Republicans don't like us to talk about inequality. But we all know there's a growing gap between rich and poor. And Wednesday on The Last Word, Timothy Noah joined Lawrence O'Donnell for a fascinating, in-depth discussion of the issue.

Noah—a writer for The New Republic and the author of a new book, The Great Divergence: America's Growing Inequality Crisis and What We Can Do About It—said Republicans have used a sequence of tactics to try to deflect concern over the problem since it began to generate mainstream media attention last year. 

"First they tried to deny that the issue even existed," he said. "Then they tried to say it's justified by the fact that upward mobility in the United States is so much swifter than elsewhere. Which turns out not to be true—the U.S. lags most other western democracies when it comes to mobility. And finally they've just given up and said, let's not talk about it at all."

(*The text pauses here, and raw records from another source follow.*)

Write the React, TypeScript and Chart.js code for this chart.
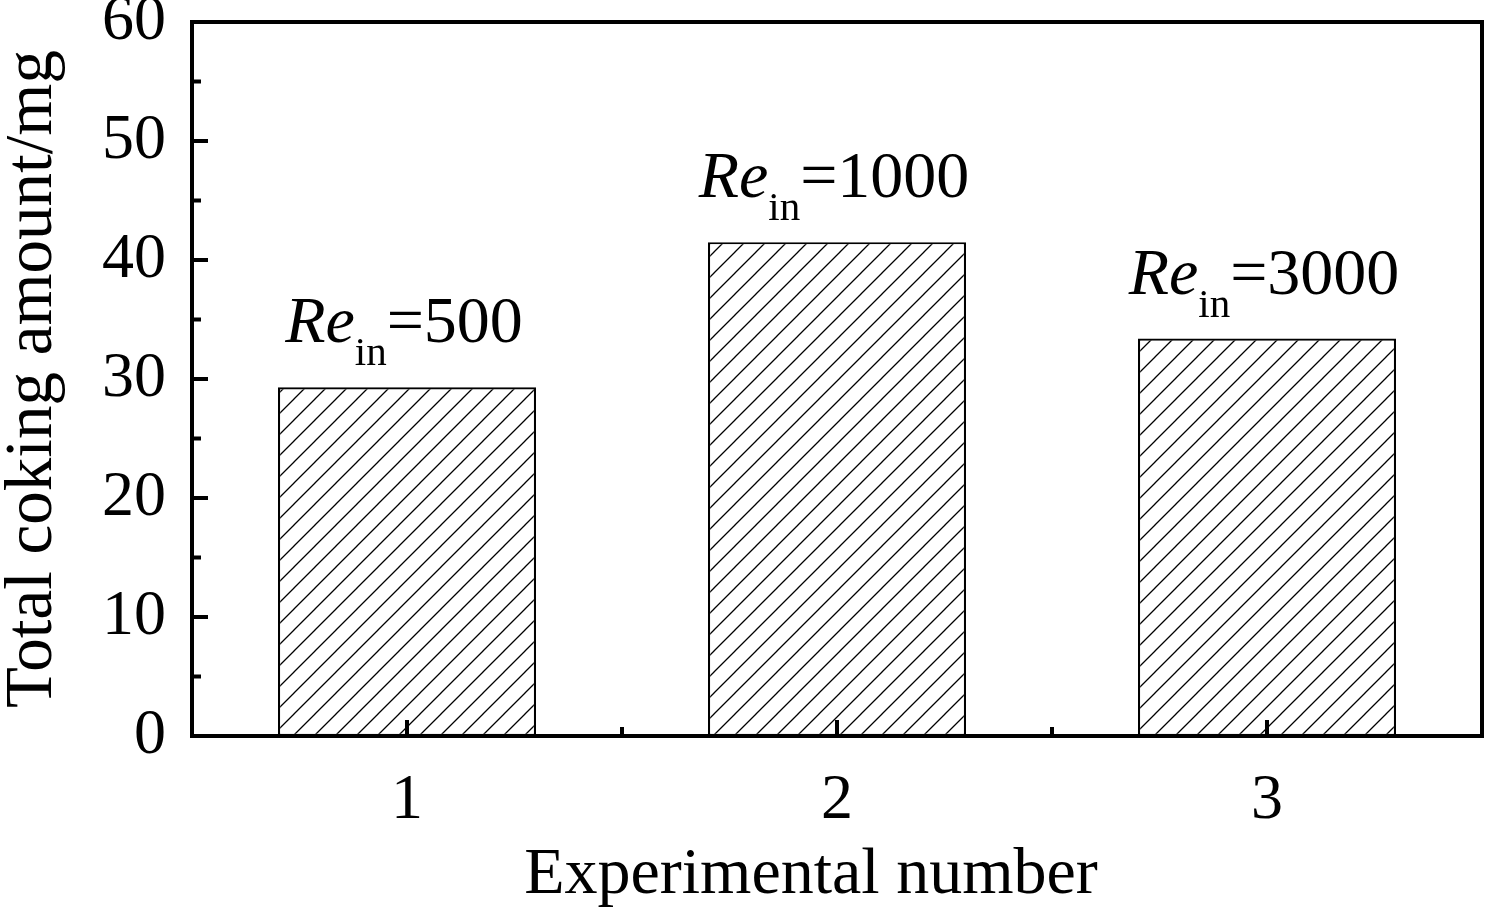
import React, { useEffect, useRef } from "react";
import { Chart, registerables, Plugin } from "chart.js";

Chart.register(...registerables);

const experiments = ["1", "2", "3"];
const cokingAmount = [29.3, 41.5, 33.4];
const reynolds = [500, 1000, 3000];
const yTicks = { min: 0, max: 60, step: 10 };
const xTitle = "Experimental number";

const FONT = "'Liberation Serif', 'Times New Roman', serif";

const makeHatch = (): CanvasPattern | string => {
  const size = 21;
  const c = document.createElement("canvas");
  c.width = size;
  c.height = size;
  const ctx = c.getContext("2d");
  if (!ctx) return "#fff";
  ctx.fillStyle = "#fff";
  ctx.fillRect(0, 0, size, size);
  ctx.strokeStyle = "#000";
  ctx.lineWidth = 1.3;
  ctx.beginPath();
  ctx.moveTo(-2, size + 2);
  ctx.lineTo(size + 2, -2);
  ctx.moveTo(-2, 2);
  ctx.lineTo(2, -2);
  ctx.moveTo(size - 2, size + 2);
  ctx.lineTo(size + 2, size - 2);
  ctx.stroke();
  return ctx.createPattern(c, "repeat") ?? "#fff";
};

// frame on top/right plus inward major/minor ticks, and the x title
const frameTicks: Plugin<"bar"> = {
  id: "frameTicks",
  afterDraw(chart) {
    const { ctx, chartArea: a, scales } = chart;
    const x = scales.x;
    const y = scales.y;
    ctx.save();
    ctx.strokeStyle = "#000";
    ctx.lineWidth = 4;
    ctx.lineCap = "square";
    ctx.beginPath();
    ctx.moveTo(a.left, a.top);
    ctx.lineTo(a.right, a.top);
    ctx.lineTo(a.right, a.bottom);
    ctx.stroke();

    ctx.lineCap = "butt";
    ctx.lineWidth = 4;
    ctx.beginPath();
    for (let v = yTicks.min; v <= yTicks.max; v += yTicks.step / 2) {
      const py = y.getPixelForValue(v);
      const len = v % yTicks.step === 0 ? 16 : 9;
      ctx.moveTo(a.left, py);
      ctx.lineTo(a.left + len, py);
    }
    for (let i = 0; i < experiments.length; i++) {
      const px = x.getPixelForValue(i);
      ctx.moveTo(px, a.bottom);
      ctx.lineTo(px, a.bottom - 16);
      if (i < experiments.length - 1) {
        const pm = x.getPixelForValue(i + 0.5);
        ctx.moveTo(pm, a.bottom);
        ctx.lineTo(pm, a.bottom - 9);
      }
    }
    ctx.stroke();

    // x axis title, sits a bit left of the plot centre in the original
    ctx.fillStyle = "#000";
    ctx.font = `66px ${FONT}`;
    ctx.textAlign = "center";
    ctx.textBaseline = "alphabetic";
    ctx.fillText(xTitle, (a.left + a.right) / 2 - 26, a.bottom + 157);
    ctx.restore();
  },
};

// "Re_in=xxx" labels above each bar
const reLabels: Plugin<"bar"> = {
  id: "reLabels",
  afterDatasetsDraw(chart) {
    const { ctx } = chart;
    const meta = chart.getDatasetMeta(0);
    ctx.save();
    ctx.fillStyle = "#000";
    ctx.textBaseline = "alphabetic";
    ctx.textAlign = "left";
    meta.data.forEach((bar, i) => {
      const main = `66px ${FONT}`;
      const ital = `italic 66px ${FONT}`;
      const sub = `41px ${FONT}`;
      const rest = `=${reynolds[i]}`;
      ctx.font = ital;
      const wRe = ctx.measureText("Re").width;
      ctx.font = sub;
      const wIn = ctx.measureText("in").width;
      ctx.font = main;
      const wRest = ctx.measureText(rest).width;
      const total = wRe + wIn + wRest;
      let px = bar.x - total / 2 - 3;
      const base = bar.y - 45;
      ctx.font = ital;
      ctx.fillText("Re", px, base);
      px += wRe;
      ctx.font = sub;
      ctx.fillText("in", px, base + 23);
      px += wIn;
      ctx.font = main;
      ctx.fillText(rest, px, base);
    });
    ctx.restore();
  },
};

const App: React.FC = () => {
  const chart = useRef<Chart<"bar">>();
  const canvas = useRef<HTMLCanvasElement>(null);

  useEffect(() => {
    chart.current = new Chart(canvas.current!.getContext("2d")!, {
      type: "bar",
      data: {
        labels: experiments,
        datasets: [
          {
            data: cokingAmount,
            backgroundColor: makeHatch(),
            borderColor: "#000",
            borderWidth: 2.2,
            borderSkipped: false,
            barPercentage: 0.6,
            categoryPercentage: 1,
          },
        ],
      },
      options: {
        responsive: true,
        maintainAspectRatio: false,
        animation: false,
        layout: { padding: { top: 22, right: 5, left: 0, bottom: 0 } },
        plugins: {
          legend: { display: false },
          tooltip: { enabled: false },
        },
        scales: {
          x: {
            offset: true,
            grid: { display: false, drawTicks: false },
            border: { display: true, color: "#000", width: 4 },
            ticks: {
              color: "#000",
              padding: 33,
              font: { family: FONT, size: 64, lineHeight: 1 },
            },
            title: { display: false },
            afterFit: scale => {
              scale.height = 172;
              scale.paddingLeft = 0;
              scale.paddingRight = 0;
            },
          },
          y: {
            min: yTicks.min,
            max: yTicks.max,
            grid: { display: false, drawTicks: false },
            border: { display: true, color: "#000", width: 4 },
            ticks: {
              stepSize: yTicks.step,
              color: "#000",
              padding: 26,
              font: { family: FONT, size: 64, lineHeight: 1 },
            },
            title: {
              display: true,
              text: "Total coking amount/mg",
              color: "#000",
              padding: { top: 0, bottom: 0 },
              font: { family: FONT, size: 67, lineHeight: 1 },
            },
            afterFit: scale => {
              scale.width = 192;
              scale.paddingTop = 0;
              scale.paddingBottom = 0;
            },
          },
        },
      },
      plugins: [frameTicks, reLabels],
    });

    return () => {
      chart.current?.destroy();
    };
  }, []);

  return (
    <div style={{ position: "absolute", left: 0, top: 0, width: 1487, height: 908, background: "#fff" }}>
      <canvas ref={canvas}></canvas>
    </div>
  );
};

export default App;
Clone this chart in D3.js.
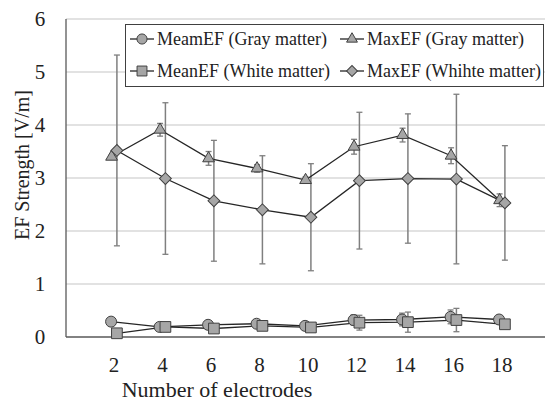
<!DOCTYPE html>
<html>
<head>
<meta charset="utf-8">
<script src="https://cdn.jsdelivr.net/npm/d3@7"></script>
<style>
  body { margin: 0; background: #fff; }
  text { font-family: "Liberation Serif", "Times New Roman", serif; fill: #222; }
</style>
</head>
<body>
<div id="chart"></div>
<script>
// data
var electrodes = [2, 4, 6, 8, 10, 12, 14, 16, 18];

var meanGray  = [0.29, 0.19, 0.23, 0.25, 0.21, 0.32, 0.33, 0.38, 0.33];
var meanGrayErr = [0.02, 0.06, 0.05, 0.04, 0.04, 0.10, 0.12, 0.13, 0.06];
var meanWhite = [0.07, 0.19, 0.16, 0.21, 0.18, 0.27, 0.28, 0.32, 0.24];
var meanWhiteErr = [0.02, 0.05, 0.04, 0.04, 0.04, 0.14, 0.19, 0.22, 0.07];
var maxGray   = [3.40, 3.91, 3.37, 3.18, 2.96, 3.59, 3.81, 3.42, 2.58];
var maxGrayErr = [0.03, 0.12, 0.13, 0.07, 0.06, 0.14, 0.13, 0.15, 0.12];
var maxWhite  = [3.52, 2.99, 2.57, 2.40, 2.26, 2.95, 2.99, 2.98, 2.53];
var maxWhiteErr = [1.80, 1.43, 1.14, 1.02, 1.01, 1.29, 1.22, 1.60, 1.08];

var yTicks = [0, 1, 2, 3, 4, 5, 6];

var series = [
  {name: "MeamEF (Gray matter)", values: meanGray, err: meanGrayErr, symbol: d3.symbolCircle, size: 95, rot: 0, dx: -0.12},
  {name: "MeanEF (White matter)", values: meanWhite, err: meanWhiteErr, symbol: d3.symbolSquare, size: 115, rot: 0, dx: 0.12},
  {name: "MaxEF (Gray matter)", values: maxGray, err: maxGrayErr, symbol: d3.symbolTriangle, size: 60, rot: 0, dx: -0.1},
  {name: "MaxEF (Whihte matter)", values: maxWhite, err: maxWhiteErr, symbol: d3.symbolSquare, size: 70, rot: 45, dx: 0.12}
];

var width = 545, height = 401;
var plotLeft = 66, plotTop = 19, plotBottom = 337;

var svg = d3.select("#chart").append("svg")
    .attr("width", width)
    .attr("height", height);

var x = d3.scaleLinear().domain([0, 20]).range([65.5, 550.5]);
var y = d3.scaleLinear().domain([0, 6]).range([plotBottom, plotTop]);

// gridlines
svg.append("g").selectAll("line")
  .data(yTicks.slice(1))
  .enter().append("line")
    .attr("x1", plotLeft).attr("x2", width)
    .attr("y1", function(d) { return y(d); })
    .attr("y2", function(d) { return y(d); })
    .style("stroke", "#d9d9d9")
    .style("stroke-width", "1.3px");

// axes
svg.append("line")
  .attr("x1", plotLeft).attr("x2", plotLeft)
  .attr("y1", y(6)).attr("y2", y(0))
  .style("stroke", "#595959").style("stroke-width", "1.3px");
svg.append("line")
  .attr("x1", plotLeft).attr("x2", width)
  .attr("y1", y(0)).attr("y2", y(0))
  .style("stroke", "#595959").style("stroke-width", "1.3px");

// tick labels
svg.append("g").selectAll("text")
  .data(yTicks)
  .enter().append("text")
    .attr("x", 40)
    .attr("y", function(d) { return y(d); })
    .attr("dy", "0.35em")
    .attr("text-anchor", "middle")
    .style("font-size", "21px")
    .text(function(d) { return d; });

svg.append("g").selectAll("text")
  .data(electrodes)
  .enter().append("text")
    .attr("x", function(d) { return x(d); })
    .attr("y", 372)
    .attr("text-anchor", "middle")
    .style("font-size", "21px")
    .text(function(d) { return d; });

// axis titles
svg.append("text")
  .attr("x", 217).attr("y", 397)
  .attr("text-anchor", "middle")
  .style("font-size", "22px")
  .text("Number of electrodes");

svg.append("text")
  .attr("transform", "translate(29,165) rotate(-90)")
  .attr("text-anchor", "middle")
  .style("font-size", "20px")
  .text("EF Strength [V/m]");

// error bars first, then lines and markers
series.forEach(function(s) {
  var pts = electrodes.map(function(e, i) {
    return {x: e + s.dx, v: s.values[i], e: s.err[i]};
  });
  var eb = svg.append("g");
  eb.selectAll("line.v").data(pts).enter().append("line")
    .attr("x1", function(d) { return x(d.x); })
    .attr("x2", function(d) { return x(d.x); })
    .attr("y1", function(d) { return y(d.v - d.e); })
    .attr("y2", function(d) { return y(d.v + d.e); })
    .style("stroke", "#7f7f7f").style("stroke-width", "1.5px");
  [-1, 1].forEach(function(sign) {
    eb.selectAll("line.c" + sign).data(pts).enter().append("line")
      .attr("x1", function(d) { return x(d.x) - 3; })
      .attr("x2", function(d) { return x(d.x) + 3; })
      .attr("y1", function(d) { return y(d.v + sign * d.e); })
      .attr("y2", function(d) { return y(d.v + sign * d.e); })
      .style("stroke", "#7f7f7f").style("stroke-width", "1.3px");
  });
});

series.forEach(function(s) {
  var pts = electrodes.map(function(e, i) { return {x: e + s.dx, v: s.values[i]}; });
  var line = d3.line()
    .x(function(d) { return x(d.x); })
    .y(function(d) { return y(d.v); });
  svg.append("path")
    .datum(pts)
    .attr("d", line)
    .style("fill", "none")
    .style("stroke", "#262626")
    .style("stroke-width", "1.3px");
});

series.forEach(function(s) {
  var pts = electrodes.map(function(e, i) { return {x: e + s.dx, v: s.values[i]}; });
  svg.append("g").selectAll("path")
    .data(pts)
    .enter().append("path")
      .attr("d", d3.symbol().type(s.symbol).size(s.size))
      .attr("transform", function(d) {
        return "translate(" + x(d.x) + "," + y(d.v) + ") rotate(" + s.rot + ")";
      })
      .style("fill", "#a6a6a6")
      .style("stroke", "#404040")
      .style("stroke-width", "1px");
});

// legend
var legend = svg.append("g");
legend.append("rect")
  .attr("x", 125.5).attr("y", 24.5)
  .attr("width", 418).attr("height", 62)
  .style("fill", "#fff")
  .style("stroke", "#404040")
  .style("stroke-width", "1px");

var legendPos = [
  {s: series[0], lx: 130, ly: 39},
  {s: series[2], lx: 340, ly: 39},
  {s: series[1], lx: 130, ly: 71},
  {s: series[3], lx: 340, ly: 71}
];
legendPos.forEach(function(p) {
  var g = legend.append("g").attr("transform", "translate(" + p.lx + "," + p.ly + ")");
  g.append("line")
    .attr("x1", 0).attr("x2", 24)
    .style("stroke", "#262626").style("stroke-width", "1.3px");
  g.append("path")
    .attr("d", d3.symbol().type(p.s.symbol).size(p.s.size * 0.85))
    .attr("transform", "translate(12,0) rotate(" + p.s.rot + ")")
    .style("fill", "#a6a6a6")
    .style("stroke", "#404040");
  g.append("text")
    .attr("x", 27).attr("dy", "0.35em")
    .style("font-size", "18px")
    .text(p.s.name);
});
</script>
</body>
</html>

Indeed, as O'Donnell noted, Mitt Romney dismissed concern over the issue as "envy" in an NBC News interview earlier this year. 

Noah went on to recount how we got here.

"We had a long period, from about 1934 to about 1979, when incomes in the United States were growing more equal, not less equal," he explained.  "And there were a number of causes for that, but it had a lot to do with government policy, it had a lot to do with the rise of labor unions. We had a growing high-school graduation rate, which leveled off in the 1970s, and of course we had serious regulation of Wall Street, which began to deteriorate in the 1970s."

Today, O'Donnell noted, efforts to raise the top rate from 35%, in order to make the richest Americans pay a bit more, are denounced as class warfare. But Noah explained that we've had far higher top rates than that in the past, with no adverse impact on growth.

"The top marginal rate stayed above 90 percent not just through World War II but thru the 1950s, until the tax cut of 1964," he said. "And during those years, with a 90 percent top tax rate, we had a level of prosperity that we would kill for today."